» Record set:
--*--

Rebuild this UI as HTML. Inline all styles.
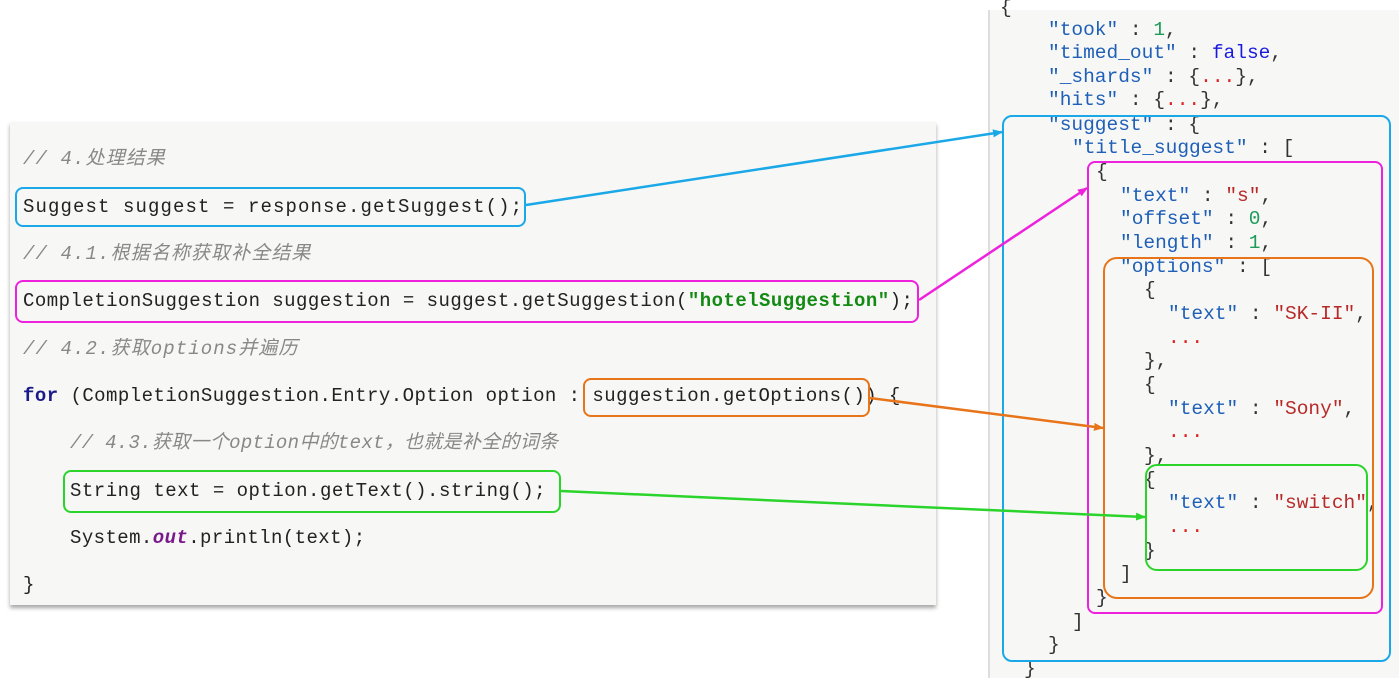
<!DOCTYPE html>
<html><head><meta charset="utf-8"><style>
body{margin:0;width:1399px;height:678px;background:#fff;position:relative;overflow:hidden;font-family:"Liberation Mono","Noto Sans CJK SC",monospace}
.l{position:absolute;white-space:pre;font-size:19px;letter-spacing:1.1px;line-height:24px;color:#222}
.c{color:#888;font-style:italic}
.j{position:absolute;white-space:pre;font-size:19.5px;letter-spacing:0px;line-height:24px;color:#333}
.k{color:#1f5fb8}.s{color:#b82a2a}.n{color:#1e9b5b}.b{color:#1a1adf}.d{color:#d22}
.box{position:absolute;border:2.5px solid;border-radius:8px;box-sizing:border-box}
</style></head><body>
<div style="position:absolute;left:10px;top:122px;width:926px;height:483px;background:#f7f8f5;box-shadow:0 3px 4px rgba(0,0,0,.35)"></div>
<div style="position:absolute;left:988px;top:10px;width:411px;height:668px;background:#f7f8f5;border-left:2px solid #ddd"></div>

<div class="l c" style="left:23px;top:147px">// 4.处理结果</div>
<div class="l" style="left:23px;top:195px">Suggest suggest = response.getSuggest();</div>
<div class="l c" style="left:23px;top:242px">// 4.1.根据名称获取补全结果</div>
<div class="l" style="left:23px;top:289px;letter-spacing:0.47px">CompletionSuggestion suggestion = suggest.getSuggestion(<b style="color:#138a13">"hotelSuggestion"</b>);</div>
<div class="l c" style="left:23px;top:337px">// 4.2.获取options并遍历</div>
<div class="l" style="left:23px;top:384px;letter-spacing:0.46px"><b style="color:#1a1a8a">for</b> (CompletionSuggestion.Entry.Option option : suggestion.getOptions()) {</div>
<div class="l c" style="left:70px;top:431px;letter-spacing:0.3px">// 4.3.获取一个option中的text，也就是补全的词条</div>
<div class="l" style="left:70px;top:479px;letter-spacing:0.5px">String text = option.getText().string();</div>
<div class="l" style="left:70px;top:526px;letter-spacing:0.42px">System.<b style="color:#7a1a8a;font-style:italic">out</b>.println(text);</div>
<div class="l" style="left:23px;top:573px">}</div>

<div class="j" style="left:1000px;top:-4px">{</div>
<div class="j" style="left:1048px;top:18px"><span class="k">"took"</span> : <span class="n">1</span>,</div>
<div class="j" style="left:1048px;top:41px"><span class="k">"timed_out"</span> : <span class="b">false</span>,</div>
<div class="j" style="left:1048px;top:65px"><span class="k">"_shards"</span> : {<span class="d">...</span>},</div>
<div class="j" style="left:1048px;top:88px"><span class="k">"hits"</span> : {<span class="d">...</span>},</div>
<div class="j" style="left:1048px;top:113px"><span class="k">"suggest"</span> : {</div>
<div class="j" style="left:1072px;top:136px"><span class="k">"title_suggest"</span> : [</div>
<div class="j" style="left:1096px;top:160px">{</div>
<div class="j" style="left:1120px;top:184px"><span class="k">"text"</span> : <span class="s">"s"</span>,</div>
<div class="j" style="left:1120px;top:207px"><span class="k">"offset"</span> : <span class="n">0</span>,</div>
<div class="j" style="left:1120px;top:231px"><span class="k">"length"</span> : <span class="n">1</span>,</div>
<div class="j" style="left:1120px;top:255px"><span class="k">"options"</span> : [</div>
<div class="j" style="left:1144px;top:278px">{</div>
<div class="j" style="left:1168px;top:302px"><span class="k">"text"</span> : <span class="s">"SK-II"</span>,</div>
<div class="j d" style="left:1168px;top:326px">...</div>
<div class="j" style="left:1144px;top:349px">},</div>
<div class="j" style="left:1144px;top:373px">{</div>
<div class="j" style="left:1168px;top:397px"><span class="k">"text"</span> : <span class="s">"Sony"</span>,</div>
<div class="j d" style="left:1168px;top:420px">...</div>
<div class="j" style="left:1144px;top:444px">},</div>
<div class="j" style="left:1144px;top:468px">{</div>
<div class="j" style="left:1168px;top:491px"><span class="k">"text"</span> : <span class="s">"switch"</span>,</div>
<div class="j d" style="left:1168px;top:515px">...</div>
<div class="j" style="left:1144px;top:539px">}</div>
<div class="j" style="left:1120px;top:562px">]</div>
<div class="j" style="left:1096px;top:586px">}</div>
<div class="j" style="left:1072px;top:610px">]</div>
<div class="j" style="left:1048px;top:633px">}</div>
<div class="j" style="left:1024px;top:657px">}</div>

<div class="box" style="left:15px;top:187px;width:511px;height:40px;border-color:#1aa8e8"></div>
<div class="box" style="left:15px;top:280px;width:904px;height:43px;border-color:#ee22dd"></div>
<div class="box" style="left:583px;top:378px;width:287px;height:39px;border-color:#e8741a"></div>
<div class="box" style="left:63px;top:470px;width:498px;height:43px;border-color:#2ad42a"></div>
<div class="box" style="left:1002px;top:115px;width:389px;height:547px;border-color:#1aa8e8;border-radius:10px"></div>
<div class="box" style="left:1087px;top:161px;width:296px;height:453px;border-color:#ee22dd"></div>
<div class="box" style="left:1103px;top:257px;width:271px;height:342px;border-color:#e8741a;border-radius:14px"></div>
<div class="box" style="left:1145px;top:464px;width:223px;height:107px;border-color:#2ad42a;border-radius:12px"></div>

<svg width="1399" height="678" style="position:absolute;left:0;top:0">
<defs>
<marker id="mb" markerWidth="10" markerHeight="8" refX="9" refY="4" orient="auto" markerUnits="userSpaceOnUse"><path d="M0,0L10,4L0,8z" fill="#1aa8e8"/></marker>
<marker id="mm" markerWidth="10" markerHeight="8" refX="9" refY="4" orient="auto" markerUnits="userSpaceOnUse"><path d="M0,0L10,4L0,8z" fill="#ee22dd"/></marker>
<marker id="mo" markerWidth="10" markerHeight="8" refX="9" refY="4" orient="auto" markerUnits="userSpaceOnUse"><path d="M0,0L10,4L0,8z" fill="#e8741a"/></marker>
<marker id="mg" markerWidth="10" markerHeight="8" refX="9" refY="4" orient="auto" markerUnits="userSpaceOnUse"><path d="M0,0L10,4L0,8z" fill="#2ad42a"/></marker>
</defs>
<g stroke-width="2.5" fill="none">
<line x1="526" y1="205" x2="1002" y2="132" stroke="#1aa8e8" marker-end="url(#mb)"/>
<line x1="919" y1="300" x2="1087" y2="188" stroke="#ee22dd" marker-end="url(#mm)"/>
<line x1="870" y1="398" x2="1103" y2="428" stroke="#e8741a" marker-end="url(#mo)"/>
<line x1="561" y1="491" x2="1145" y2="517" stroke="#2ad42a" marker-end="url(#mg)"/>
</g>
</svg>
</body></html>
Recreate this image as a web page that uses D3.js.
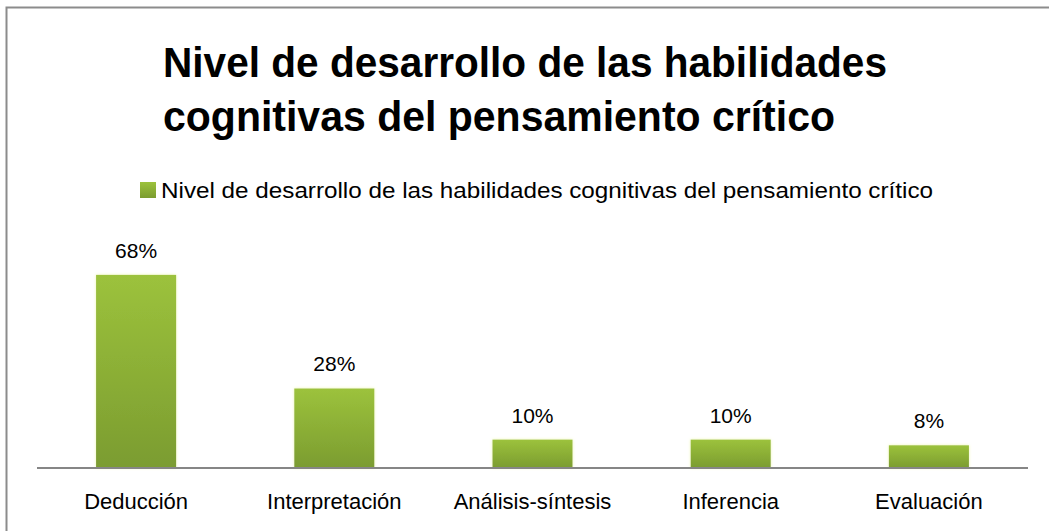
<!DOCTYPE html>
<html><head><meta charset="utf-8">
<script src="https://cdn.jsdelivr.net/npm/d3@7"></script>
<style>html,body{margin:0;padding:0;background:#fff;}svg{display:block;}</style>
</head><body>
<script>
const categories = ["Deducción","Interpretación","Análisis-síntesis","Inferencia","Evaluación"];
const values = [68, 28, 10, 10, 8];
const valueLabels = ["68%","28%","10%","10%","8%"];
const titleLines = ["Nivel de desarrollo de las habilidades","cognitivas del pensamiento crítico"];
const seriesName = "Nivel de desarrollo de las habilidades cognitivas del pensamiento crítico";

const W = 1049, H = 531;
const font = "Liberation Sans, Arial, sans-serif";
const svg = d3.select("body").append("svg").attr("width", W).attr("height", H);

const defs = svg.append("defs");
const g = defs.append("linearGradient").attr("id","barGrad").attr("x1",0).attr("y1",0).attr("x2",0).attr("y2",1);
g.append("stop").attr("offset","0%").attr("stop-color","#9cc23c");
g.append("stop").attr("offset","100%").attr("stop-color","#7b9c30");
const f = defs.append("filter").attr("id","glow").attr("x","-20%").attr("y","-20%").attr("width","140%").attr("height","140%");
f.append("feGaussianBlur").attr("in","SourceAlpha").attr("stdDeviation",1.5).attr("result","b");
f.append("feFlood").attr("flood-color","#eef7b0");
f.append("feComposite").attr("in2","b").attr("operator","in").attr("result","c");
const m = f.append("feMerge"); m.append("feMergeNode").attr("in","c"); m.append("feMergeNode").attr("in","SourceGraphic");

// border
svg.append("rect").attr("x",6.5).attr("y",7.5).attr("width",W+5).attr("height",H+5)
  .attr("fill","none").attr("stroke","#8c8c8c").attr("stroke-width",2);

// title
svg.append("g").selectAll("text").data(titleLines).join("text")
  .attr("x",163).attr("y",(d,i)=>77+i*54)
  .attr("font-family",font).attr("font-weight","bold").attr("font-size",43)
  .attr("fill","#000")
  .attr("textLength",(d,i)=>i===0?724:672).attr("lengthAdjust","spacingAndGlyphs")
  .text(d=>d);

// legend
svg.append("rect").attr("x",140).attr("y",182).attr("width",16).attr("height",16).attr("fill","url(#barGrad)");
svg.append("text").attr("x",161).attr("y",198).attr("font-family",font).attr("font-size",22)
  .attr("fill","#000").attr("textLength",772).attr("lengthAdjust","spacingAndGlyphs").text(seriesName);

const x = d3.scaleBand().domain(categories).range([37,1028]).paddingInner(0.596).paddingOuter(0.298);
const y = d3.scaleLinear().domain([0,100]).range([468,184]);

svg.append("g").selectAll("rect").data(values).join("rect")
  .attr("x",(d,i)=>x(categories[i])).attr("width",x.bandwidth())
  .attr("y",d=>y(d)).attr("height",d=>y(0)-y(d))
  .attr("fill","url(#barGrad)").attr("filter","url(#glow)");

svg.append("g").selectAll("text").data(values).join("text")
  .attr("x",(d,i)=>x(categories[i])+x.bandwidth()/2).attr("y",d=>y(d)-17)
  .attr("text-anchor","middle").attr("font-family",font).attr("font-size",21).attr("fill","#000")
  .text((d,i)=>valueLabels[i]);

const ax = svg.append("g").attr("transform","translate(0,468)")
  .call(d3.axisBottom(x).tickSize(0).tickPadding(25));
ax.select(".domain").attr("stroke","#868686").attr("stroke-width",2).attr("d","M37,0H1028");
ax.selectAll("text").attr("font-family",font).attr("font-size",22).attr("fill","#000");
</script>
</body></html>
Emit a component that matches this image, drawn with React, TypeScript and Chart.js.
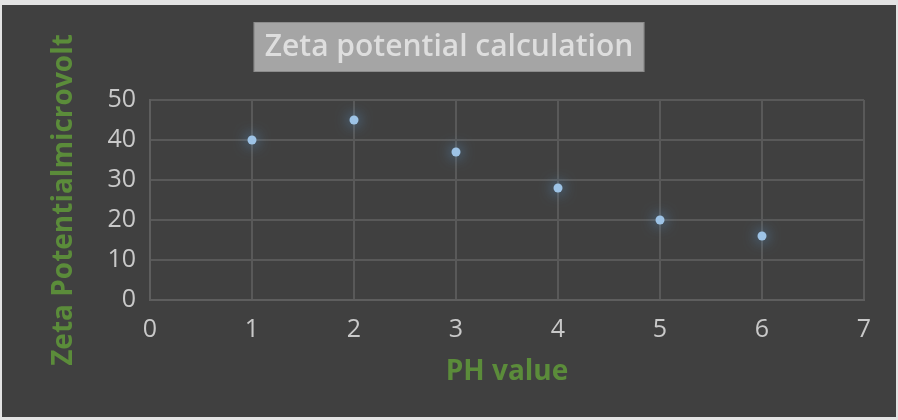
import React, { useEffect, useRef } from "react";
import { Chart, registerables } from "chart.js";

Chart.register(...registerables);

const phValues = [1, 2, 3, 4, 5, 6];
const zetaValues = [40, 45, 37, 28, 20, 16];
const chartTitle = "Zeta potential calculation";
const xAxisTitle = "PH value";
const yAxisTitle = "Zeta Potentialmicrovolt";

const titleBoxPlugin = {
  id: "titleBox",
  beforeDraw(chart: any) {
    const tb = chart.titleBlock;
    if (!tb) return;
    const ctx = chart.ctx;
    const font = tb.options.font;
    ctx.save();
    ctx.font = `600 ${font.size}px 'Open Sans', sans-serif`;
    const w = ctx.measureText(chartTitle).width;
    const cx = (tb.left + tb.right) / 2;
    const cy = tb.top + tb.options.padding.top + (font.size * 1.2) / 2;
    const bw = w + 22;
    const bh = 50;
    ctx.fillStyle = "#a5a5a5";
    ctx.fillRect(cx - bw / 2, cy - bh / 2, bw, bh);
    ctx.strokeStyle = "#8c8c8c";
    ctx.lineWidth = 1;
    ctx.strokeRect(cx - bw / 2 + 0.5, cy - bh / 2 + 0.5, bw - 1, bh - 1);
    ctx.restore();
  },
};

const glowPlugin = {
  id: "glow",
  beforeDatasetsDraw(chart: any) {
    const ctx = chart.ctx;
    ctx.save();
    ctx.shadowColor = "rgba(91,155,213,1)";
    ctx.shadowBlur = 14;
  },
  afterDatasetsDraw(chart: any) {
    chart.ctx.restore();
  },
};

export default function App() {
  const canvasRef = useRef<HTMLCanvasElement>(null);

  useEffect(() => {
    document.body.style.margin = "0";
    const canvas = canvasRef.current;
    if (!canvas) return;
    const chart = new Chart(canvas, {
      type: "scatter",
      data: {
        datasets: [
          {
            label: "Zeta",
            data: phValues.map((x, i) => ({ x, y: zetaValues[i] })),
            backgroundColor: "#9dc3e6",
            borderColor: "#9dc3e6",
            pointRadius: 4.5,
            pointBorderWidth: 0,
          },
        ],
      },
      options: {
        responsive: false,
        animation: false,
        layout: { padding: 0 },
        plugins: {
          legend: { display: false },
          tooltip: { enabled: false },
          title: {
            display: true,
            text: chartTitle,
            color: "#dedede",
            font: { family: "'Open Sans', sans-serif", size: 30, weight: "600", lineHeight: 1.2 },
            padding: { top: 24, bottom: 35 },
          },
        },
        scales: {
          x: {
            type: "linear",
            min: 0,
            max: 7,
            afterFit: (s: any) => {
              s.height = 117;
            },
            ticks: {
              stepSize: 1,
              color: "#c9c9c9",
              padding: 15,
              font: { family: "'Open Sans', sans-serif", size: 25 },
            },
            grid: { color: "#595959", lineWidth: 2, drawTicks: false },
            border: { color: "#5e5e5e", width: 2 },
            title: {
              display: true,
              text: xAxisTitle,
              color: "#5b8c3a",
              font: { family: "'Open Sans', sans-serif", size: 28, weight: "bold", lineHeight: 1.2 },
              padding: { top: 0, bottom: 28 },
            },
          },
          y: {
            type: "linear",
            min: 0,
            max: 50,
            afterFit: (s: any) => {
              s.width = 148;
            },
            ticks: {
              stepSize: 10,
              color: "#c9c9c9",
              padding: 14,
              font: { family: "'Open Sans', sans-serif", size: 25 },
            },
            grid: { color: "#595959", lineWidth: 2, drawTicks: false },
            border: { color: "#5e5e5e", width: 2 },
            title: {
              display: true,
              text: yAxisTitle,
              color: "#5b8c3a",
              font: { family: "'Open Sans', sans-serif", size: 28, weight: "bold", lineHeight: 1.2 },
              padding: { top: 45, bottom: 0 },
            },
          },
          yRight: {
            type: "linear",
            position: "right",
            min: 0,
            max: 50,
            display: true,
            afterFit: (s: any) => {
              s.width = 32;
            },
            ticks: { display: false },
            grid: { display: false, drawTicks: false },
            border: { display: false },
          },
        },
      },
      plugins: [titleBoxPlugin, glowPlugin],
    } as any);
    return () => chart.destroy();
  }, []);

  return (
    <div
      style={{
        width: 898,
        height: 420,
        boxSizing: "border-box",
        background: "#e3e3e3",
        padding: "5px 2px 3px 2px",
      }}
    >
      <canvas
        ref={canvasRef}
        width={894}
        height={412}
        style={{ display: "block", width: 894, height: 412, background: "#404040" }}
      />
    </div>
  );
}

--*--

» Objective: Using the data above, print only the lines starting at the one with "Emit a component" and ending at the one with "const canvasRef = useRef<HTMLCanvasElement>(null);", exactly as they stand, minus the pictures.

» Finished task:
Emit a component that matches this image, drawn with React, TypeScript and Chart.js.
import React, { useEffect, useRef } from "react";
import { Chart, registerables } from "chart.js";

Chart.register(...registerables);

const phValues = [1, 2, 3, 4, 5, 6];
const zetaValues = [40, 45, 37, 28, 20, 16];
const chartTitle = "Zeta potential calculation";
const xAxisTitle = "PH value";
const yAxisTitle = "Zeta Potentialmicrovolt";

const titleBoxPlugin = {
  id: "titleBox",
  beforeDraw(chart: any) {
    const tb = chart.titleBlock;
    if (!tb) return;
    const ctx = chart.ctx;
    const font = tb.options.font;
    ctx.save();
    ctx.font = `600 ${font.size}px 'Open Sans', sans-serif`;
    const w = ctx.measureText(chartTitle).width;
    const cx = (tb.left + tb.right) / 2;
    const cy = tb.top + tb.options.padding.top + (font.size * 1.2) / 2;
    const bw = w + 22;
    const bh = 50;
    ctx.fillStyle = "#a5a5a5";
    ctx.fillRect(cx - bw / 2, cy - bh / 2, bw, bh);
    ctx.strokeStyle = "#8c8c8c";
    ctx.lineWidth = 1;
    ctx.strokeRect(cx - bw / 2 + 0.5, cy - bh / 2 + 0.5, bw - 1, bh - 1);
    ctx.restore();
  },
};

const glowPlugin = {
  id: "glow",
  beforeDatasetsDraw(chart: any) {
    const ctx = chart.ctx;
    ctx.save();
    ctx.shadowColor = "rgba(91,155,213,1)";
    ctx.shadowBlur = 14;
  },
  afterDatasetsDraw(chart: any) {
    chart.ctx.restore();
  },
};

export default function App() {
  const canvasRef = useRef<HTMLCanvasElement>(null);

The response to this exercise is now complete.